Got Housing Recovery?
The homeownership rate is down.
New and existing home sales remain far below their 2005 peaks.
Housing starts for single family homes are flat.
What went wrong?
For the past few years the media has trumpted a housing “recovery”. In the “False Housing Recovery of 2013” (and again in 2015), we noted that the recovery in housing was in price alone.
New home sales and existing home sales remain far below 2005 levels and are indeed at multi-decade lows.
New Home Sales 1963-2015
New home sales are at levels of the 1960’s and ’70’s when the population of the United States was far lower.
Higher home prices may have lifted underwater homeowners into positive territory and made them feel richer and more confident about their economic circumstances, but there is a dark side to rising home prices:
Rising home prices make homes less affordable.
The Federal Reserve’s policy of artificially driving down interest rates to boost housing prices has had the unintended (but predictable) consequence of shutting out a good portion of millennials from homeownership. Through a zero interest rate policy (ZIRP) and a six year quantitative easing (QE) program that involved printing $4.3 trillion out of thin air in order to purchase billions of dollars of mortgage backed securities and U.S. Treasury bonds, interest rates were driven down and home prices driven higher.
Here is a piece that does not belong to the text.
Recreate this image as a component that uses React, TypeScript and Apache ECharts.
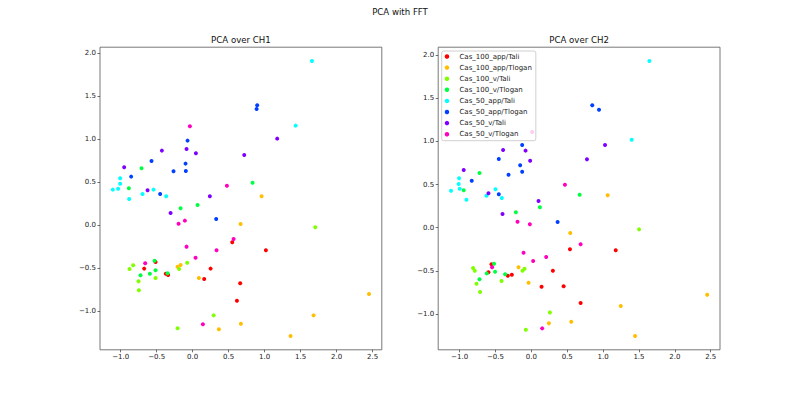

The misguided goal of a policy designed to get home prices back to the bubble levels of 2005 and 2006 with ZIRP and QE has backfired by increasing home prices and lowering home sales.
The Fed’s goal of higher home prices has been achieved in many areas around the country. Indeed in cities like San Francisco and New York City, home prices have exceeded their 2005-2006 peaks.
Generation Y = Gen Rent
Household formation among millennials remains low. Many real estate cheerleaders projected a day in the not too distant future when millennials in their million hordes would emerge from their parents basements, form households and start buying homes.
It hasn’t happened.
Instead many are emerging from their parents basements, forming house holds and… renting.
As a result of millennials not buying homes at the same rate as baby boomers, the homeownership rate has declined.
Homeownership Rate 2001-2015
New Housing Starts 2001-2015
The June 2015 U.S. housing start data showed a 9.8% increase.
New Single Family Housing Starts 2001-2015
New single family home starts, however, have not participated in the upswing.
New Rental Unit Housing Starts 2001-2015
Nearly all of the growth in new home starts has come in housing with five units or more, reflecting the surging demand for rental housing.